Begin at the first line and end at the line containing "import * as". Extract exactly those lines.

══════

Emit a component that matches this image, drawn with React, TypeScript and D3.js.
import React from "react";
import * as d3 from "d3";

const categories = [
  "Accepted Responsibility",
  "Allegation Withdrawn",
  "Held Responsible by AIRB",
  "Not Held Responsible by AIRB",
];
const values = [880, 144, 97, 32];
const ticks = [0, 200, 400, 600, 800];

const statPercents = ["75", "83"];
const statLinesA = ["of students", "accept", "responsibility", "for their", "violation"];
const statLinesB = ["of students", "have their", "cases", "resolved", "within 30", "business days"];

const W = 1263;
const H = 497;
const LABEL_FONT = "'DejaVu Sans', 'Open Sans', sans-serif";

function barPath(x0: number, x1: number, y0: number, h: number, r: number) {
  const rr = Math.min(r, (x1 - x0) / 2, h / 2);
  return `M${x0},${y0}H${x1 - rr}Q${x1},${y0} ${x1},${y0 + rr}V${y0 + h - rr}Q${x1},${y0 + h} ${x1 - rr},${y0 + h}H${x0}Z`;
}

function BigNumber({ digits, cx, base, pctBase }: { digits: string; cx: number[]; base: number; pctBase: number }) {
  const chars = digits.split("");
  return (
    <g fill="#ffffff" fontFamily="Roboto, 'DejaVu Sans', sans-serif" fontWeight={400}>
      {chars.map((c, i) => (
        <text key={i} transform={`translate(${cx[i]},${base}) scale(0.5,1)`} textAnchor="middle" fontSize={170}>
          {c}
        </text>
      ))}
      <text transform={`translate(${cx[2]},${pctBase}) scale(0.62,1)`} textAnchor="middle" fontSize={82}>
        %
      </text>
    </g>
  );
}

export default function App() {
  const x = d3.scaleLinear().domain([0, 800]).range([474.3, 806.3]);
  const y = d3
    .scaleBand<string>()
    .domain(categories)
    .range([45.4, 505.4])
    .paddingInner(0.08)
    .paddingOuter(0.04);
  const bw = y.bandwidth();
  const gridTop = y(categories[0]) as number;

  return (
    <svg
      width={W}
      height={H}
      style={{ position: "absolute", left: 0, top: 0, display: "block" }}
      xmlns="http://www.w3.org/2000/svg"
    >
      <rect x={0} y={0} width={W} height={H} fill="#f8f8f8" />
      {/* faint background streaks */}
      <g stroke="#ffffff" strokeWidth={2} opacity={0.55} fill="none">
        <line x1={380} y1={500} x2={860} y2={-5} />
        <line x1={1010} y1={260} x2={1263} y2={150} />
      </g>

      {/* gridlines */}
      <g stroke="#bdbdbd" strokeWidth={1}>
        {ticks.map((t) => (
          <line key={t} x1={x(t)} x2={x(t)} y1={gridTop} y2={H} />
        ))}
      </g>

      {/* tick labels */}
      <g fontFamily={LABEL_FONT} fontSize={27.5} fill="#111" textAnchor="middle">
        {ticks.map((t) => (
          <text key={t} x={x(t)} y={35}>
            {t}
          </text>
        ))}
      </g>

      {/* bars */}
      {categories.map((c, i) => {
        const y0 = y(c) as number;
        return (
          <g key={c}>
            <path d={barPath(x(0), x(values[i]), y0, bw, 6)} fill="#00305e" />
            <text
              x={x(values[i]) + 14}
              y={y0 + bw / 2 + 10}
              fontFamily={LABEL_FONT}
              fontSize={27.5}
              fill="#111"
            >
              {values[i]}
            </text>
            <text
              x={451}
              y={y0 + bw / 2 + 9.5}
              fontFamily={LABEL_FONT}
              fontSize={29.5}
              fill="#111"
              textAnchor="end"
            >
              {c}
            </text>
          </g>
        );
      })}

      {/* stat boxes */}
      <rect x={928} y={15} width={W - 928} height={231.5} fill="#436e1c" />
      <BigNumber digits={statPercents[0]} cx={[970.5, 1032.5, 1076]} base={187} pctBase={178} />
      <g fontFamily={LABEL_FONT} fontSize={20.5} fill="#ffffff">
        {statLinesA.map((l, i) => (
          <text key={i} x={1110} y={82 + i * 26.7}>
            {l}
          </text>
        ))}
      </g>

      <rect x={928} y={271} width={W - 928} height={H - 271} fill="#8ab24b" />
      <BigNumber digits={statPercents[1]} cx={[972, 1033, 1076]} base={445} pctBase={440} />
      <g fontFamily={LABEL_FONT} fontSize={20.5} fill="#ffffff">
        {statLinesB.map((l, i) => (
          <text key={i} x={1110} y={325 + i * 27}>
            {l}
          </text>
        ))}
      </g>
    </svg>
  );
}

══════

[In response]
Emit a component that matches this image, drawn with React, TypeScript and D3.js.
import React from "react";
import * as d3 from "d3";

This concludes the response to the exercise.